- Short task
Quote the data below in full, minus the images.

- Given material
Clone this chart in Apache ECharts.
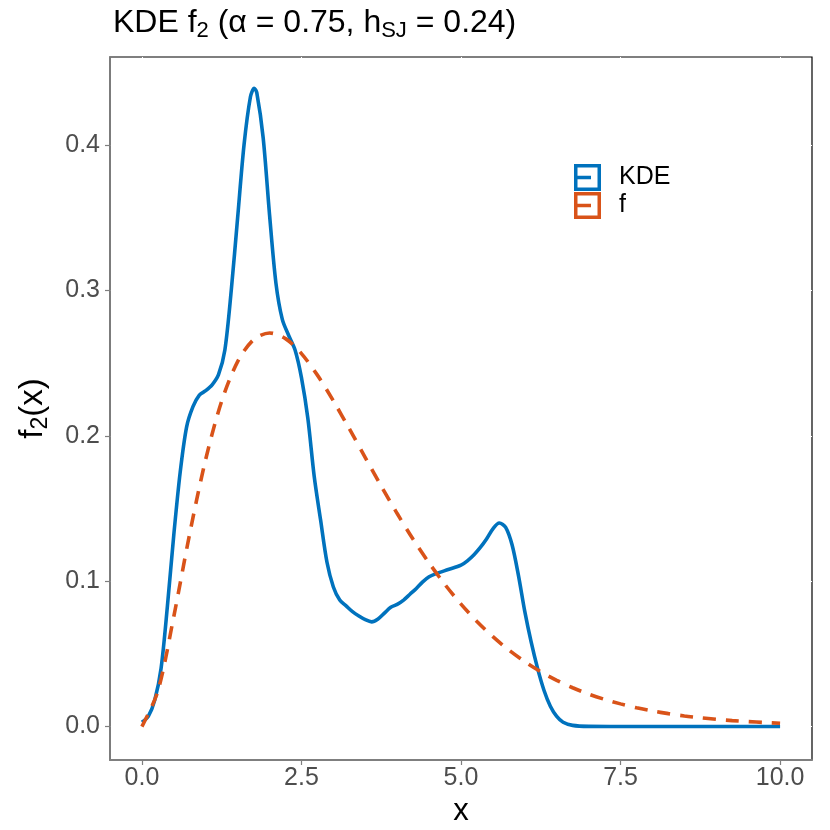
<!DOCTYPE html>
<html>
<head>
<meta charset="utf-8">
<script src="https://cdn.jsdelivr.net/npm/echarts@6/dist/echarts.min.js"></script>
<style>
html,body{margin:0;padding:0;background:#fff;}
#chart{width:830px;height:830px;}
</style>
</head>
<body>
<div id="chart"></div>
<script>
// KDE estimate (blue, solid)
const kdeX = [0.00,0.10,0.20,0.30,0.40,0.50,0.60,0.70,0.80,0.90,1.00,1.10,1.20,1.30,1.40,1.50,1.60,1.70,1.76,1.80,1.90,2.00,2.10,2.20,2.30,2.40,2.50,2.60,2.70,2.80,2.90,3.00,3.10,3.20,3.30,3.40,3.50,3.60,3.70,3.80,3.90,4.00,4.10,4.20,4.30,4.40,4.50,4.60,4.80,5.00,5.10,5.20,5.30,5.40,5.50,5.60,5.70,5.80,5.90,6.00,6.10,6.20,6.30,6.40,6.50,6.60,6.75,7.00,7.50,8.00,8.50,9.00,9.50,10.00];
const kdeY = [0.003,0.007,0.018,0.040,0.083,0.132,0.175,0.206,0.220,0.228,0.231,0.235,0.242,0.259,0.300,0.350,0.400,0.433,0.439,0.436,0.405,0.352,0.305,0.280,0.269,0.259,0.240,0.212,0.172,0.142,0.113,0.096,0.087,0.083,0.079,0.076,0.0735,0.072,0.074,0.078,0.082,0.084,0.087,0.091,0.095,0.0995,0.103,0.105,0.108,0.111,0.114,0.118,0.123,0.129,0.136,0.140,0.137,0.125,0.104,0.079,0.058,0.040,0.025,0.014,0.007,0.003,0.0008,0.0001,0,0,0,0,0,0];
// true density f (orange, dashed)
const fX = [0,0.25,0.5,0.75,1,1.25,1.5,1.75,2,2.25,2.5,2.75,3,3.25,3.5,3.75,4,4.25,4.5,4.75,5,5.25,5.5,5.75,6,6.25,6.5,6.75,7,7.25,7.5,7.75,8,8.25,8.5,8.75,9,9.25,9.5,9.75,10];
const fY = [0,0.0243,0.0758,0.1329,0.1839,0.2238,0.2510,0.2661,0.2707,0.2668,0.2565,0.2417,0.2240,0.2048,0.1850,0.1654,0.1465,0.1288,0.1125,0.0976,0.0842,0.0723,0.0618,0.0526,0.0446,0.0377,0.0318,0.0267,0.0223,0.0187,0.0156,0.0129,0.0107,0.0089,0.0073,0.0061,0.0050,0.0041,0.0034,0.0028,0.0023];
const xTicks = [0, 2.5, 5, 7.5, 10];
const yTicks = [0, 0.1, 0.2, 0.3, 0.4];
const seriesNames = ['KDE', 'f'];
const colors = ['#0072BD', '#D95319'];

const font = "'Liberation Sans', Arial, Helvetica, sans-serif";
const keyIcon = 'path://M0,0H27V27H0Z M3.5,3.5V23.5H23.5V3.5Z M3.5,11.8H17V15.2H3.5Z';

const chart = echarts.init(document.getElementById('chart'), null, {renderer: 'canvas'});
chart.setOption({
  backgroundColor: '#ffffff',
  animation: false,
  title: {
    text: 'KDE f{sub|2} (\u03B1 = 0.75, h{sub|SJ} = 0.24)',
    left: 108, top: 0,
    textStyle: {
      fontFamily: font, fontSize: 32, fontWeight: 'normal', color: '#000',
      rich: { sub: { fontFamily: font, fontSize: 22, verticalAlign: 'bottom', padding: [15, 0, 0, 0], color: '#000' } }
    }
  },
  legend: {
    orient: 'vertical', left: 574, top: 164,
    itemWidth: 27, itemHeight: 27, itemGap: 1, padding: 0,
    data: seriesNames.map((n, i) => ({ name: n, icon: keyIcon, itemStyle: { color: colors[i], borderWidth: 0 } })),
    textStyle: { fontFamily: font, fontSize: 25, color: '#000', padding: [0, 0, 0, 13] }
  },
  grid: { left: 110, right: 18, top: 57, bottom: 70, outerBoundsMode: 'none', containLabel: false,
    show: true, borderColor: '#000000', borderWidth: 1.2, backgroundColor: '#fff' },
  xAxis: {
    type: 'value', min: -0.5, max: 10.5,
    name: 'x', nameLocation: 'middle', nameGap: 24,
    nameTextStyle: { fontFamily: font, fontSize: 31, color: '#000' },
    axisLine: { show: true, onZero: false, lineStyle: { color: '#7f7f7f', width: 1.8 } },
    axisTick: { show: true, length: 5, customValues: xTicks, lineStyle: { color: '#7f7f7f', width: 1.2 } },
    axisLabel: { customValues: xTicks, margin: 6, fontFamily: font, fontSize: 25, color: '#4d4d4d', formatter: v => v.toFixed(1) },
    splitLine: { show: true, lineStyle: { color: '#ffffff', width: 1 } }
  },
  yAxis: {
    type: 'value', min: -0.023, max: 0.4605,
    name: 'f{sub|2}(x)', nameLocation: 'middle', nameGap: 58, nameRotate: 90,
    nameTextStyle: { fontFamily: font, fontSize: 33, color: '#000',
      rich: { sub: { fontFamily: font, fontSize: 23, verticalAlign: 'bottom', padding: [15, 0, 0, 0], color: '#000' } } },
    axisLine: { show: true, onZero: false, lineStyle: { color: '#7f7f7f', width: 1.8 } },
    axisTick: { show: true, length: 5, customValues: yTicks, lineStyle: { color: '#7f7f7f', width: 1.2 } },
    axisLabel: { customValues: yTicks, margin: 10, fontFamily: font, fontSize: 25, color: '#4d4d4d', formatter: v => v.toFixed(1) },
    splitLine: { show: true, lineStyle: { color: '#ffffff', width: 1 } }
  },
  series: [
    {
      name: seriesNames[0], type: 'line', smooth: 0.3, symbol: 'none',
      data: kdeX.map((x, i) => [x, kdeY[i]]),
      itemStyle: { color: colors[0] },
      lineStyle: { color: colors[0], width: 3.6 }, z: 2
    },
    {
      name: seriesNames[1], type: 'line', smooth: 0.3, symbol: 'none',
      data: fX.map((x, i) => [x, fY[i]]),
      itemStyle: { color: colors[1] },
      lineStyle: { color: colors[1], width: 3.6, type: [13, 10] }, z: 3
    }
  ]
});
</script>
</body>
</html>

- Expected answer
Clone this chart in Apache ECharts.
<!DOCTYPE html>
<html>
<head>
<meta charset="utf-8">
<script src="https://cdn.jsdelivr.net/npm/echarts@6/dist/echarts.min.js"></script>
<style>
html,body{margin:0;padding:0;background:#fff;}
#chart{width:830px;height:830px;}
</style>
</head>
<body>
<div id="chart"></div>
<script>
// KDE estimate (blue, solid)
const kdeX = [0.00,0.10,0.20,0.30,0.40,0.50,0.60,0.70,0.80,0.90,1.00,1.10,1.20,1.30,1.40,1.50,1.60,1.70,1.76,1.80,1.90,2.00,2.10,2.20,2.30,2.40,2.50,2.60,2.70,2.80,2.90,3.00,3.10,3.20,3.30,3.40,3.50,3.60,3.70,3.80,3.90,4.00,4.10,4.20,4.30,4.40,4.50,4.60,4.80,5.00,5.10,5.20,5.30,5.40,5.50,5.60,5.70,5.80,5.90,6.00,6.10,6.20,6.30,6.40,6.50,6.60,6.75,7.00,7.50,8.00,8.50,9.00,9.50,10.00];
const kdeY = [0.003,0.007,0.018,0.040,0.083,0.132,0.175,0.206,0.220,0.228,0.231,0.235,0.242,0.259,0.300,0.350,0.400,0.433,0.439,0.436,0.405,0.352,0.305,0.280,0.269,0.259,0.240,0.212,0.172,0.142,0.113,0.096,0.087,0.083,0.079,0.076,0.0735,0.072,0.074,0.078,0.082,0.084,0.087,0.091,0.095,0.0995,0.103,0.105,0.108,0.111,0.114,0.118,0.123,0.129,0.136,0.140,0.137,0.125,0.104,0.079,0.058,0.040,0.025,0.014,0.007,0.003,0.0008,0.0001,0,0,0,0,0,0];
// true density f (orange, dashed)
const fX = [0,0.25,0.5,0.75,1,1.25,1.5,1.75,2,2.25,2.5,2.75,3,3.25,3.5,3.75,4,4.25,4.5,4.75,5,5.25,5.5,5.75,6,6.25,6.5,6.75,7,7.25,7.5,7.75,8,8.25,8.5,8.75,9,9.25,9.5,9.75,10];
const fY = [0,0.0243,0.0758,0.1329,0.1839,0.2238,0.2510,0.2661,0.2707,0.2668,0.2565,0.2417,0.2240,0.2048,0.1850,0.1654,0.1465,0.1288,0.1125,0.0976,0.0842,0.0723,0.0618,0.0526,0.0446,0.0377,0.0318,0.0267,0.0223,0.0187,0.0156,0.0129,0.0107,0.0089,0.0073,0.0061,0.0050,0.0041,0.0034,0.0028,0.0023];
const xTicks = [0, 2.5, 5, 7.5, 10];
const yTicks = [0, 0.1, 0.2, 0.3, 0.4];
const seriesNames = ['KDE', 'f'];
const colors = ['#0072BD', '#D95319'];

const font = "'Liberation Sans', Arial, Helvetica, sans-serif";
const keyIcon = 'path://M0,0H27V27H0Z M3.5,3.5V23.5H23.5V3.5Z M3.5,11.8H17V15.2H3.5Z';

const chart = echarts.init(document.getElementById('chart'), null, {renderer: 'canvas'});
chart.setOption({
  backgroundColor: '#ffffff',
  animation: false,
  title: {
    text: 'KDE f{sub|2} (\u03B1 = 0.75, h{sub|SJ} = 0.24)',
    left: 108, top: 0,
    textStyle: {
      fontFamily: font, fontSize: 32, fontWeight: 'normal', color: '#000',
      rich: { sub: { fontFamily: font, fontSize: 22, verticalAlign: 'bottom', padding: [15, 0, 0, 0], color: '#000' } }
    }
  },
  legend: {
    orient: 'vertical', left: 574, top: 164,
    itemWidth: 27, itemHeight: 27, itemGap: 1, padding: 0,
    data: seriesNames.map((n, i) => ({ name: n, icon: keyIcon, itemStyle: { color: colors[i], borderWidth: 0 } })),
    textStyle: { fontFamily: font, fontSize: 25, color: '#000', padding: [0, 0, 0, 13] }
  },
  grid: { left: 110, right: 18, top: 57, bottom: 70, outerBoundsMode: 'none', containLabel: false,
    show: true, borderColor: '#000000', borderWidth: 1.2, backgroundColor: '#fff' },
  xAxis: {
    type: 'value', min: -0.5, max: 10.5,
    name: 'x', nameLocation: 'middle', nameGap: 24,
    nameTextStyle: { fontFamily: font, fontSize: 31, color: '#000' },
    axisLine: { show: true, onZero: false, lineStyle: { color: '#7f7f7f', width: 1.8 } },
    axisTick: { show: true, length: 5, customValues: xTicks, lineStyle: { color: '#7f7f7f', width: 1.2 } },
    axisLabel: { customValues: xTicks, margin: 6, fontFamily: font, fontSize: 25, color: '#4d4d4d', formatter: v => v.toFixed(1) },
    splitLine: { show: true, lineStyle: { color: '#ffffff', width: 1 } }
  },
  yAxis: {
    type: 'value', min: -0.023, max: 0.4605,
    name: 'f{sub|2}(x)', nameLocation: 'middle', nameGap: 58, nameRotate: 90,
    nameTextStyle: { fontFamily: font, fontSize: 33, color: '#000',
      rich: { sub: { fontFamily: font, fontSize: 23, verticalAlign: 'bottom', padding: [15, 0, 0, 0], color: '#000' } } },
    axisLine: { show: true, onZero: false, lineStyle: { color: '#7f7f7f', width: 1.8 } },
    axisTick: { show: true, length: 5, customValues: yTicks, lineStyle: { color: '#7f7f7f', width: 1.2 } },
    axisLabel: { customValues: yTicks, margin: 10, fontFamily: font, fontSize: 25, color: '#4d4d4d', formatter: v => v.toFixed(1) },
    splitLine: { show: true, lineStyle: { color: '#ffffff', width: 1 } }
  },
  series: [
    {
      name: seriesNames[0], type: 'line', smooth: 0.3, symbol: 'none',
      data: kdeX.map((x, i) => [x, kdeY[i]]),
      itemStyle: { color: colors[0] },
      lineStyle: { color: colors[0], width: 3.6 }, z: 2
    },
    {
      name: seriesNames[1], type: 'line', smooth: 0.3, symbol: 'none',
      data: fX.map((x, i) => [x, fY[i]]),
      itemStyle: { color: colors[1] },
      lineStyle: { color: colors[1], width: 3.6, type: [13, 10] }, z: 3
    }
  ]
});
</script>
</body>
</html>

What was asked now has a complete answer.